People of PCHES: Yifan Luo
Yifan Luo will be entering a third year as a PhD student with Dr. Vivek Srikrishnan’s research group at Cornell University. Yifan brings a blend of computational expertise, interdisciplinary curiosity, and personal resilience to the PCHES project. Trained originally in forestry and biotechnology, she now spearheads research into the drivers of water shortages across the Western United States, combining detailed hydrologic modeling with cutting-edge machine learning techniques to inform smarter water use strategies.
Yifan’s current project leverages the UNH Water Balance Model (WBM) to quantify contributions to water shortages from natural (temperature and precipitation) and human drivers (population density, irrigation efficiency, cropland fraction, and sectoral water-use intensities). Recognizing that running comprehensive sensitivity analyses on a process-based model like WBM would be impractical due to computational constraints, she developed a deep learning emulator that captures WBM behavior with high fidelity and far greater efficiency. To move beyond prediction and toward explanation, Yifan applies multiple interpretable machine learning techniques to quantify each input’s contribution to water shortages. A key innovation of her work is combining these results into consensus-strength maps, which highlight where different analytical methods agree on the main drivers. This approach offers a clearer and more reliable picture for decision-makers, showing where findings are more or less certain.
Yifan credits the PCHES project’s collaborative nature for broadening her perspective. Attending project workshops and all-hands meetings exposed her to wide range of expertise in public policy, economics, and atmospheric science—fields she now minors in alongside her hydrology work. This interdisciplinary framework, she believes, is essential to capturing the complex socio-hydrologic systems that impact water availability.
Raised in Shanghai (China), Yifan’s academic journey began at Beijing Forestry University, where she studied biotechnology before transferring to the University of British Columbia in Canada to study forestry. It was there that she first encountered fieldwork—collecting tree cores to determine age and assessing post-fire regeneration—and that experience instilled in her a passion for natural resource science. When the coronavirus pandemic disrupted on-site research, she pivoted to computational work during her master’s at the University of Michigan, modeling the spread of 1,4-dioxane chemical plume in groundwater of Ann Arbor and refining the Great Lakes water balance model.
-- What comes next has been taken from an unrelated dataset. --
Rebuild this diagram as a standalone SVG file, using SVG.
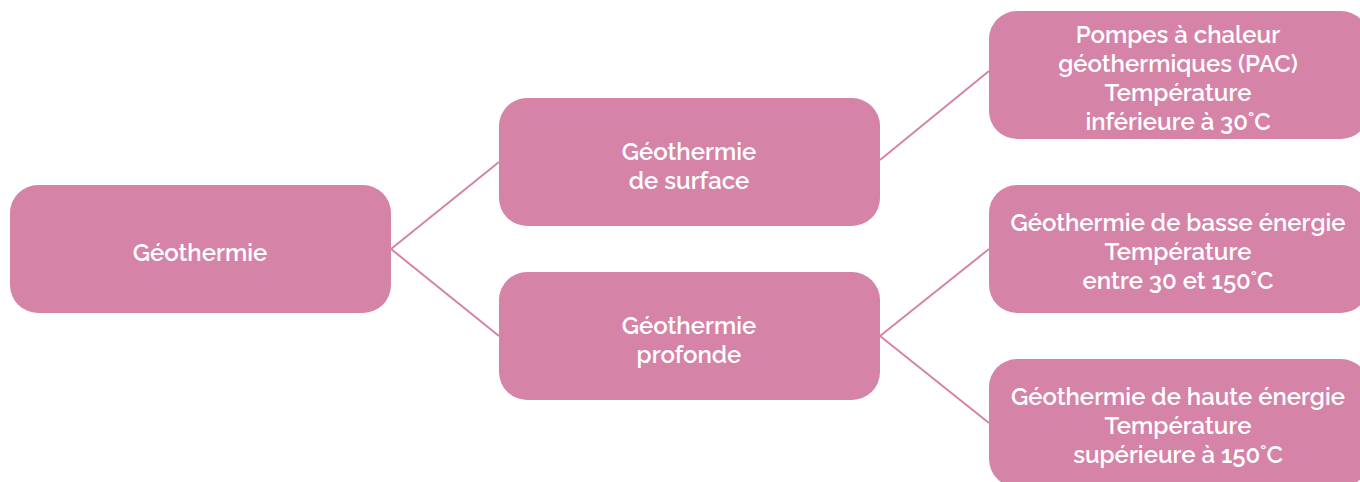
<svg xmlns="http://www.w3.org/2000/svg" width="1360" height="482" viewBox="0 0 1360 482">
<style>
.box{fill:#D583A7;}
.t{font-family:"Raleway","Lato","Open Sans","Liberation Sans",sans-serif;font-weight:600;font-size:24px;fill:#ffffff;text-anchor:middle;}
.c{stroke:#D583A7;stroke-width:2;fill:none;}
</style>
<rect width="1360" height="482" fill="#ffffff"/>
<g id="connectors">
<line class="c" x1="391" y1="249" x2="499" y2="162"/>
<line class="c" x1="391" y1="249" x2="499" y2="336"/>
<line class="c" x1="880" y1="160" x2="989" y2="71"/>
<line class="c" x1="880" y1="336" x2="989" y2="249"/>
<line class="c" x1="880" y1="336" x2="989" y2="423"/>
</g>
<g id="n-geothermie">
<rect class="box" x="10" y="185" width="381" height="128" rx="28"/>
<text class="t" x="200" y="261">Géothermie</text>
</g>
<g id="n-surface">
<rect class="box" x="499" y="98" width="381" height="128" rx="28"/>
<text class="t" x="689" y="160">Géothermie</text>
<text class="t" x="689" y="189">de surface</text>
</g>
<g id="n-profonde">
<rect class="box" x="499" y="272" width="381" height="128" rx="28"/>
<text class="t" x="689" y="334">Géothermie</text>
<text class="t" x="689" y="363">profonde</text>
</g>
<g id="n-pac">
<rect class="box" x="989" y="11" width="380" height="128" rx="28"/>
<text class="t" x="1178" y="43">Pompes à chaleur</text>
<text class="t" x="1178" y="72">géothermiques (PAC)</text>
<text class="t" x="1178" y="101">Température</text>
<text class="t" x="1178" y="130">inférieure à 30˚C</text>
</g>
<g id="n-basse">
<rect class="box" x="989" y="185" width="380" height="128" rx="28"/>
<text class="t" x="1178" y="231">Géothermie de basse énergie</text>
<text class="t" x="1178" y="260">Température</text>
<text class="t" x="1178" y="289">entre 30 et 150˚C</text>
</g>
<g id="n-haute">
<rect class="box" x="989" y="359" width="380" height="128" rx="28"/>
<text class="t" x="1178" y="405">Géothermie de haute énergie</text>
<text class="t" x="1178" y="434">Température</text>
<text class="t" x="1178" y="463">supérieure à 150˚C</text>
</g>
</svg>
Those projects honed her coding skills and statistical rigor—expertise she brought to Cornell after being invited to join PCHES as a PhD student.
Mentorship has played a pivotal role in shaping Yifan’s journey. She has been profoundly influenced by professors who combine insight, patience, and a genuine enthusiasm for their work. These are qualities she hopes to carry forward in her own path as a researcher. Looking to the future, Yifan remains open to various career trajectories—academic, national laboratories, or industry—so long as she continues conducting research. No matter where she ends up, Yifan plans to keep combining advanced computational tools with practical problem-solving. This approach is a natural progression from her foundational experience in forestry to her current focus on water systems.
Outside the lab, Yifan balances her analytical work with a variety of personal pursuits. She enjoys video and board games, and volunteers at film festivals. An avid urban explorer, she often wanders Ithaca’s streets in fair weather. During the long winter months—still an adjustment from her native subtropical Shanghai—she has taken up skiing and snowboarding at nearby resorts to make the dark season feel brighter. Despite the challenges of northern winters, Yifan appreciates Ithaca’s welcoming atmosphere, though she dreams of residing in California’s Bay Area one day, where the year round sunshine would allow her to play tennis and enjoy the outdoors every day.